Will Brook

Personal information
- Full name: William Michael Brook
- Date of birth: 9 November 2003 (age 22)
- Place of birth: Pontefract, England
- Height: 1.90 m (6 ft 3 in)
- Position: Goalkeeper

Team information
- Current team: Shrewsbury Town
- Number: 1

Youth career
- Leeds United
- 2023–2024: Nottingham Forest

Senior career*
- Years: Team / Apps / (Gls)
- 2024–2025: Nottingham Forest / 0 / (0)
- 2025: → Farsley Celtic (loan) / 16 / (0)
- 2025: Leamington / 2 / (0)
- 2025–: Shrewsbury Town / 28 / (0)

= Will Brook =

English footballer (born 2003)

William Michael Brook (born 9 November 2003) is an English professional footballer who plays as a goalkeeper for Shrewsbury Town.

==Career==
Born in Pontefract, Brook began his career at Leeds United, where he turned professional in July 2022, before moving to Nottingham Forest in summer 2023. He had a loan spell at Farsley Celtic in the second half of the 2024–25 season.
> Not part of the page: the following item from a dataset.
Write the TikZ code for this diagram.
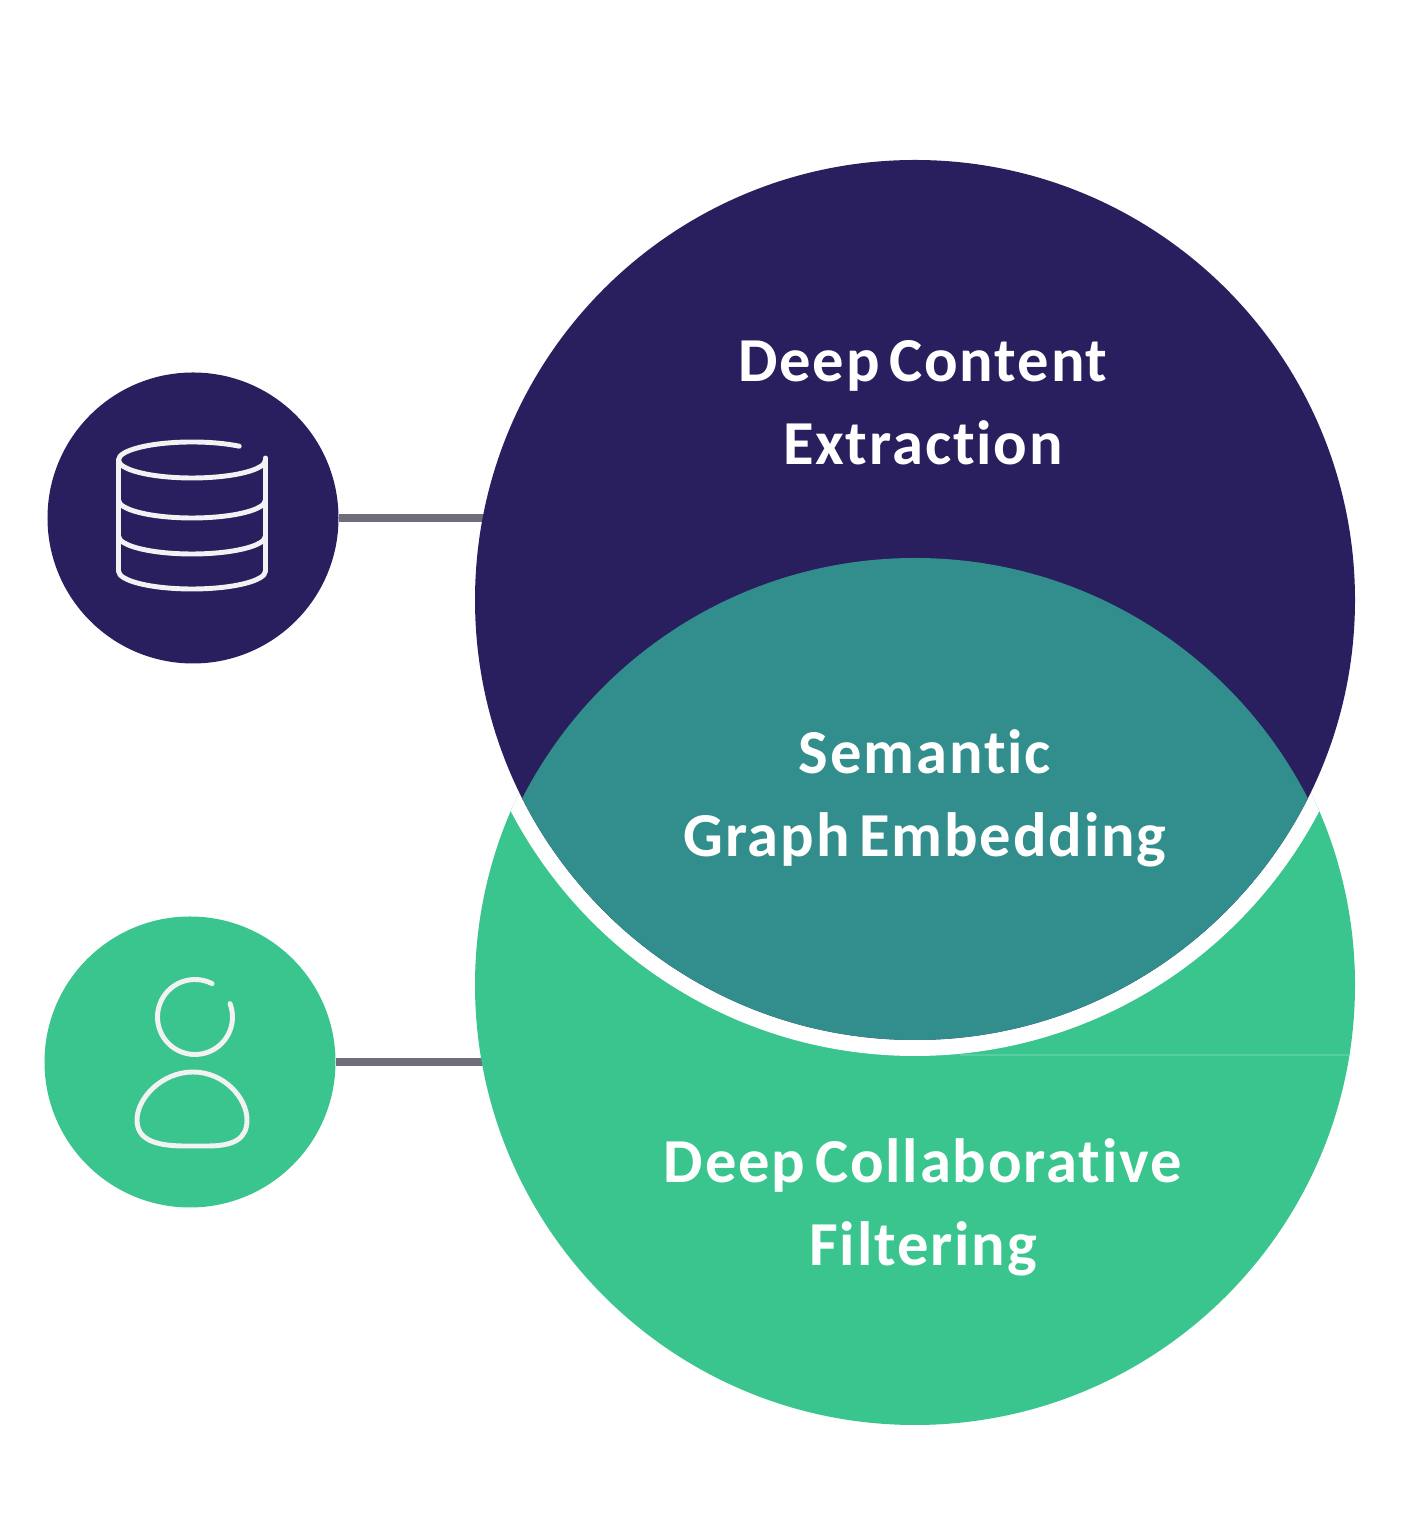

Brook signed for Leamington in August 2025. He moved to Shrewsbury Town later that month. Head coach Michael Appleton said that Brook had been signed to compete with Elyh Harrison for the starting spot. He made his debut in the next game, a 3–1 victory away at Barnet. Brook credited his non-league experience for helping him challenge for the first-team place, and he kept his first clean sheet in his fourth appearance for the club.